Make an exact copy of the lines, leaving the pictures out.

■ ■ ■ ■ ■

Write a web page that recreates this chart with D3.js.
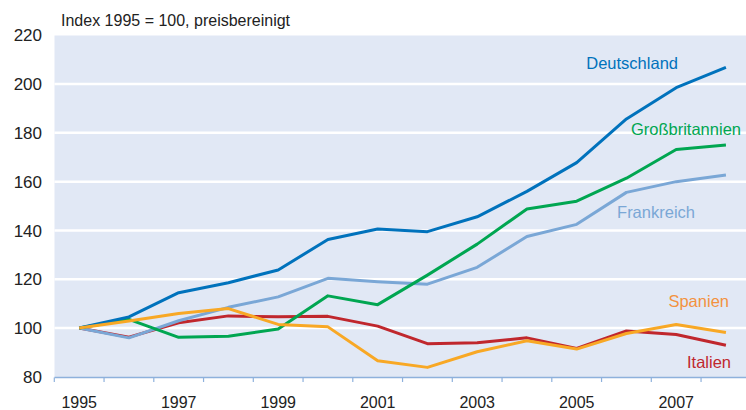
<!DOCTYPE html>
<html>
<head>
<meta charset="utf-8">
<script src="https://cdn.jsdelivr.net/npm/d3@7"></script>
<style>
  body { margin: 0; background: #fff; }
  text { font-family: "Liberation Sans", Arial, sans-serif; }
</style>
</head>
<body>
<div id="chart"></div>
<script>
// Data: Index 1995 = 100
var years = [1995, 1996, 1997, 1998, 1999, 2000, 2001, 2002, 2003, 2004, 2005, 2006, 2007, 2008];
var yTicks = [80, 100, 120, 140, 160, 180, 200, 220];
var xTickLabels = [1995, 1997, 1999, 2001, 2003, 2005, 2007];

var italien        = [100, 96.3, 102.2, 105, 104.6, 104.8, 100.8, 93.6, 94, 96, 91.7, 98.8, 97.4, 93];
var frankreich     = [100, 96, 103, 108.5, 112.8, 120.4, 119, 118, 124.9, 137.5, 142.5, 155.6, 160, 162.7];
var grossbritannien = [100, 103.6, 96.2, 96.7, 99.6, 113.2, 109.6, 121.7, 134.4, 148.8, 152, 161.4, 173.2, 175];
var deutschland    = [100, 104.6, 114.5, 118.6, 123.8, 136.3, 140.6, 139.5, 145.6, 156, 167.8, 185.7, 198.5, 206.8];
var spanien        = [100, 102.9, 106, 108, 101.5, 100.5, 86.6, 83.9, 90.3, 94.8, 91.4, 97.8, 101.5, 98.2];

var series = [
  {name: "Italien", values: italien, color: "#c0272d", label: "#c0272d", lx: 731, ly: 362},
  {name: "Frankreich", values: frankreich, color: "#7aa7d6", label: "#7aa7d6", lx: 695, ly: 212},
  {name: "Großbritannien", values: grossbritannien, color: "#00a651", label: "#00a651", lx: 741, ly: 129},
  {name: "Deutschland", values: deutschland, color: "#0072bc", label: "#0072bc", lx: 678, ly: 63},
  {name: "Spanien", values: spanien, color: "#f8a825", label: "#f3923f", lx: 729, ly: 301}
];

var width = 746, height = 410;
var plotLeft = 54.5, plotRight = 746, plotTop = 35.5, plotBottom = 377.5;

var svg = d3.select("#chart").append("svg")
    .attr("width", width)
    .attr("height", height);

var x = d3.scaleBand()
    .domain(years)
    .range([54.3, 54.3 + 14 * 49.75]);

var y = d3.scaleLinear()
    .domain([80, 220])
    .range([376.9, 35.2]);

// background
svg.append("rect")
    .attr("x", plotLeft)
    .attr("y", plotTop)
    .attr("width", plotRight - plotLeft)
    .attr("height", plotBottom - plotTop)
    .attr("fill", "#e1e8f5");

// gridlines
svg.append("g")
  .selectAll("line")
  .data(yTicks.filter(function(d) { return d > 80 && d < 220; }))
  .enter().append("line")
    .attr("x1", plotLeft)
    .attr("x2", plotRight)
    .attr("y1", function(d) { return y(d); })
    .attr("y2", function(d) { return y(d); })
    .attr("stroke", "#fff")
    .attr("stroke-width", 2.5);

// y labels
svg.append("g")
  .selectAll("text")
  .data(yTicks)
  .enter().append("text")
    .attr("x", 42)
    .attr("y", function(d) { return y(d); })
    .attr("dy", "0.36em")
    .attr("text-anchor", "end")
    .attr("font-size", 17)
    .attr("fill", "#222")
    .text(function(d) { return d; });

// x axis
var xAxis = svg.append("g")
    .attr("transform", "translate(0," + plotBottom + ")");
xAxis.append("line")
    .attr("x1", plotLeft)
    .attr("x2", plotRight)
    .attr("stroke", "#8eb1dc")
    .attr("stroke-width", 1.5);
xAxis.selectAll(".tick")
    .data(years)
  .enter().append("line")
    .attr("x1", function(d) { return x(d); })
    .attr("x2", function(d) { return x(d); })
    .attr("y1", 0)
    .attr("y2", 4.5)
    .attr("stroke", "#8eb1dc")
    .attr("stroke-width", 1.2);
xAxis.selectAll("text")
    .data(xTickLabels)
  .enter().append("text")
    .attr("x", function(d) { return x(d) + x.bandwidth() / 2; })
    .attr("y", 30.5)
    .attr("text-anchor", "middle")
    .attr("font-size", 16)
    .attr("fill", "#222")
    .text(function(d) { return d; });

// title
svg.append("text")
    .attr("x", 61)
    .attr("y", 26)
    .attr("font-size", 16)
    .attr("fill", "#222")
    .text("Index 1995 = 100, preisbereinigt");

// lines
var line = d3.line()
    .x(function(d, i) { return x(years[i]) + x.bandwidth() / 2; })
    .y(function(d) { return y(d); });

svg.append("g")
  .selectAll("path")
  .data(series)
  .enter().append("path")
    .attr("d", function(d) { return line(d.values); })
    .attr("fill", "none")
    .attr("stroke", function(d) { return d.color; })
    .attr("stroke-width", 3)
    .attr("stroke-linejoin", "round");

// series labels
svg.append("g")
  .selectAll("text")
  .data(series)
  .enter().append("text")
    .attr("x", function(d) { return d.lx; })
    .attr("y", function(d) { return d.ly; })
    .attr("dy", "0.36em")
    .attr("text-anchor", "end")
    .attr("font-size", 16.5)
    .attr("fill", function(d) { return d.label; })
    .text(function(d) { return d.name; });
</script>
</body>
</html>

■ ■ ■ ■ ■

→ ANSWER TO THE EXERCISE:
Write a web page that recreates this chart with D3.js.
<!DOCTYPE html>
<html>
<head>
<meta charset="utf-8">
<script src="https://cdn.jsdelivr.net/npm/d3@7"></script>
<style>
  body { margin: 0; background: #fff; }
  text { font-family: "Liberation Sans", Arial, sans-serif; }
</style>
</head>
<body>
<div id="chart"></div>
<script>
// Data: Index 1995 = 100
var years = [1995, 1996, 1997, 1998, 1999, 2000, 2001, 2002, 2003, 2004, 2005, 2006, 2007, 2008];
var yTicks = [80, 100, 120, 140, 160, 180, 200, 220];
var xTickLabels = [1995, 1997, 1999, 2001, 2003, 2005, 2007];

var italien        = [100, 96.3, 102.2, 105, 104.6, 104.8, 100.8, 93.6, 94, 96, 91.7, 98.8, 97.4, 93];
var frankreich     = [100, 96, 103, 108.5, 112.8, 120.4, 119, 118, 124.9, 137.5, 142.5, 155.6, 160, 162.7];
var grossbritannien = [100, 103.6, 96.2, 96.7, 99.6, 113.2, 109.6, 121.7, 134.4, 148.8, 152, 161.4, 173.2, 175];
var deutschland    = [100, 104.6, 114.5, 118.6, 123.8, 136.3, 140.6, 139.5, 145.6, 156, 167.8, 185.7, 198.5, 206.8];
var spanien        = [100, 102.9, 106, 108, 101.5, 100.5, 86.6, 83.9, 90.3, 94.8, 91.4, 97.8, 101.5, 98.2];

var series = [
  {name: "Italien", values: italien, color: "#c0272d", label: "#c0272d", lx: 731, ly: 362},
  {name: "Frankreich", values: frankreich, color: "#7aa7d6", label: "#7aa7d6", lx: 695, ly: 212},
  {name: "Großbritannien", values: grossbritannien, color: "#00a651", label: "#00a651", lx: 741, ly: 129},
  {name: "Deutschland", values: deutschland, color: "#0072bc", label: "#0072bc", lx: 678, ly: 63},
  {name: "Spanien", values: spanien, color: "#f8a825", label: "#f3923f", lx: 729, ly: 301}
];

var width = 746, height = 410;
var plotLeft = 54.5, plotRight = 746, plotTop = 35.5, plotBottom = 377.5;

var svg = d3.select("#chart").append("svg")
    .attr("width", width)
    .attr("height", height);

var x = d3.scaleBand()
    .domain(years)
    .range([54.3, 54.3 + 14 * 49.75]);

var y = d3.scaleLinear()
    .domain([80, 220])
    .range([376.9, 35.2]);

// background
svg.append("rect")
    .attr("x", plotLeft)
    .attr("y", plotTop)
    .attr("width", plotRight - plotLeft)
    .attr("height", plotBottom - plotTop)
    .attr("fill", "#e1e8f5");

// gridlines
svg.append("g")
  .selectAll("line")
  .data(yTicks.filter(function(d) { return d > 80 && d < 220; }))
  .enter().append("line")
    .attr("x1", plotLeft)
    .attr("x2", plotRight)
    .attr("y1", function(d) { return y(d); })
    .attr("y2", function(d) { return y(d); })
    .attr("stroke", "#fff")
    .attr("stroke-width", 2.5);

// y labels
svg.append("g")
  .selectAll("text")
  .data(yTicks)
  .enter().append("text")
    .attr("x", 42)
    .attr("y", function(d) { return y(d); })
    .attr("dy", "0.36em")
    .attr("text-anchor", "end")
    .attr("font-size", 17)
    .attr("fill", "#222")
    .text(function(d) { return d; });

// x axis
var xAxis = svg.append("g")
    .attr("transform", "translate(0," + plotBottom + ")");
xAxis.append("line")
    .attr("x1", plotLeft)
    .attr("x2", plotRight)
    .attr("stroke", "#8eb1dc")
    .attr("stroke-width", 1.5);
xAxis.selectAll(".tick")
    .data(years)
  .enter().append("line")
    .attr("x1", function(d) { return x(d); })
    .attr("x2", function(d) { return x(d); })
    .attr("y1", 0)
    .attr("y2", 4.5)
    .attr("stroke", "#8eb1dc")
    .attr("stroke-width", 1.2);
xAxis.selectAll("text")
    .data(xTickLabels)
  .enter().append("text")
    .attr("x", function(d) { return x(d) + x.bandwidth() / 2; })
    .attr("y", 30.5)
    .attr("text-anchor", "middle")
    .attr("font-size", 16)
    .attr("fill", "#222")
    .text(function(d) { return d; });

// title
svg.append("text")
    .attr("x", 61)
    .attr("y", 26)
    .attr("font-size", 16)
    .attr("fill", "#222")
    .text("Index 1995 = 100, preisbereinigt");

// lines
var line = d3.line()
    .x(function(d, i) { return x(years[i]) + x.bandwidth() / 2; })
    .y(function(d) { return y(d); });

svg.append("g")
  .selectAll("path")
  .data(series)
  .enter().append("path")
    .attr("d", function(d) { return line(d.values); })
    .attr("fill", "none")
    .attr("stroke", function(d) { return d.color; })
    .attr("stroke-width", 3)
    .attr("stroke-linejoin", "round");

// series labels
svg.append("g")
  .selectAll("text")
  .data(series)
  .enter().append("text")
    .attr("x", function(d) { return d.lx; })
    .attr("y", function(d) { return d.ly; })
    .attr("dy", "0.36em")
    .attr("text-anchor", "end")
    .attr("font-size", 16.5)
    .attr("fill", function(d) { return d.label; })
    .text(function(d) { return d.name; });
</script>
</body>
</html>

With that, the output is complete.